A group of officers gathered around. One asked: "Did you see that guy?" Another asked: "Do you think he'll die?" and the response was: "No way! You or I, we'd die, but not a Negro. They're too dumb to go into shock."
Koon, describing his feelings about the shooting, wrote: "I had confronted certain death and survived. It was a high."
The sergeant also defended as "a form of accepted police humor" the police computer messages the Christopher Commission last year termed as racist, such as one in which an officer said, "It's monkey-slapping time."
The commission and angry minority-community leaders said the message was a slur about police beating blacks. But Koon insisted, "Literally, it means an officer is going to go masturbate. However, in context it means an officer is going to kick back and relax."
`CALLS IT AS HE SEES IT'
Koon's attorney, Richard Rosenberg, said Koon doesn't mean to offend anyone by his language. "He calls it as he sees it," Rosenberg said. Since Koon isn't a professional writer, he said, any final draft would probably be toned down.
Koon said, "My intention was not to make a bazillion dollars off this book.

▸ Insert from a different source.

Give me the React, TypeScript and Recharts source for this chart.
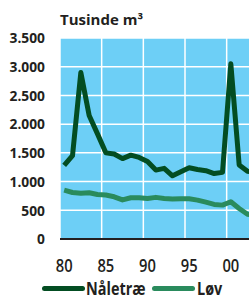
import React from 'react';
import { LineChart, Line, XAxis, YAxis, CartesianGrid } from 'recharts';

const years = [1980, 1981, 1982, 1983, 1984, 1985, 1986, 1987, 1988, 1989, 1990, 1991, 1992, 1993, 1994, 1995, 1996, 1997, 1998, 1999, 2000, 2001, 2002, 2003];
const naaletrae = [1280, 1450, 2900, 2150, 1830, 1500, 1480, 1400, 1460, 1420, 1350, 1200, 1230, 1100, 1170, 1240, 1210, 1190, 1140, 1160, 3050, 1290, 1180, 1150];
const loev = [850, 810, 795, 805, 775, 765, 735, 680, 718, 718, 707, 725, 707, 695, 700, 700, 677, 642, 602, 590, 648, 532, 432, 400];

const xTicks = [1980, 1985, 1990, 1995, 2000];
const gridTicks = [1984.5, 1989.5, 1994.5, 1999.5];
const yTicks = [0, 500, 1000, 1500, 2000, 2500, 3000, 3500];

const seriesNames = ['Nåletræ', 'Løv'];
const seriesColors = ['#034d22', '#2a8b5d'];

const FONT = '"Open Sans", sans-serif';
const INK = '#231f20';

const data = years.map((year, i) => ({ year, naaletrae: naaletrae[i], loev: loev[i] }));

const XTick = (props: any) => {
  const { x, y, payload } = props;
  return (
    <text
      transform={`translate(${x},${y}) scale(0.82,1)`}
      textAnchor="middle"
      dy="0.71em"
      fontFamily={FONT}
      fontWeight={600}
      fontSize={18}
      fill={INK}
    >
      {String(payload.value).slice(2)}
    </text>
  );
};

const YTick = (props: any) => {
  const { x, y, payload } = props;
  const label = payload.value >= 1000
    ? `${Math.floor(payload.value / 1000)}.${String(payload.value % 1000).padStart(3, '0')}`
    : String(payload.value);
  return (
    <text
      transform={`translate(${x},${y}) scale(0.92,1)`}
      textAnchor="end"
      dy="0.355em"
      fontFamily={FONT}
      fontWeight={700}
      fontSize={15}
      fill={INK}
    >
      {label}
    </text>
  );
};

export default function App() {
  return (
    <div style={{ position: 'absolute', left: 0, top: 0, width: 249, height: 295, overflow: 'hidden', background: '#fff' }}>
      <div style={{ position: 'absolute', left: 60, top: 12, fontFamily: FONT, fontWeight: 700, fontSize: 15, lineHeight: '15px', color: INK, whiteSpace: 'nowrap' }}>
        Tusinde m³
      </div>
      <LineChart width={260} height={295} data={data} margin={{ top: 38, right: 0, bottom: 0, left: 0 }}>
        <CartesianGrid xAxisId="grid" fill="#6dcff6" stroke="#ffffff" strokeWidth={1.5} />
        <XAxis
          dataKey="year"
          type="number"
          domain={[1979.5, 2003.5]}
          ticks={xTicks}
          allowDataOverflow
          height={56}
          tickSize={0}
          tickMargin={20}
          tickLine={false}
          axisLine={{ stroke: INK, strokeWidth: 2 }}
          tick={<XTick />}
          interval={0}
        />
        <XAxis
          xAxisId="grid"
          dataKey="year"
          type="number"
          domain={[1979.5, 2003.5]}
          ticks={gridTicks}
          allowDataOverflow
          hide
          interval={0}
        />
        <YAxis
          type="number"
          domain={[0, 3500]}
          ticks={yTicks}
          width={60}
          tickSize={0}
          tickMargin={15}
          tickLine={false}
          axisLine={false}
          tick={<YTick />}
          interval={0}
        />
        <Line
          type="linear"
          dataKey="naaletrae"
          name={seriesNames[0]}
          stroke={seriesColors[0]}
          strokeWidth={5}
          strokeLinejoin="round"
          dot={false}
          isAnimationActive={false}
        />
        <Line
          type="linear"
          dataKey="loev"
          name={seriesNames[1]}
          stroke={seriesColors[1]}
          strokeWidth={5}
          strokeLinejoin="round"
          dot={false}
          isAnimationActive={false}
        />
      </LineChart>
      {seriesNames.map((name, i) => (
        <React.Fragment key={name}>
          <div style={{ position: 'absolute', left: i === 0 ? 42 : 152, top: 286, width: 43, height: 5, borderRadius: 3, background: seriesColors[i] }} />
          <div style={{ position: 'absolute', left: i === 0 ? 86 : 197, top: 280, fontFamily: FONT, fontWeight: 700, fontSize: 17, lineHeight: '17px', color: INK, whiteSpace: 'nowrap', transform: 'scaleX(0.85)', transformOrigin: 'left' }}>
            {name}
          </div>
        </React.Fragment>
      ))}
    </div>
  );
}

You can donate the proceeds of this book to rebuilding South Central Los Angeles, because this is not blood money for me and I am not in this for my own good."
Koon and three other white officers were aquitted April 29, provoking riots in Los Angeles and elsewhere. One officer, Laurence Powell, is to be retried on an excessive-force charge on which the jury deadlocked.
All four officers still face possible federal civil-rights charges. Koon and two others remain suspended without pay. The fourth was fired.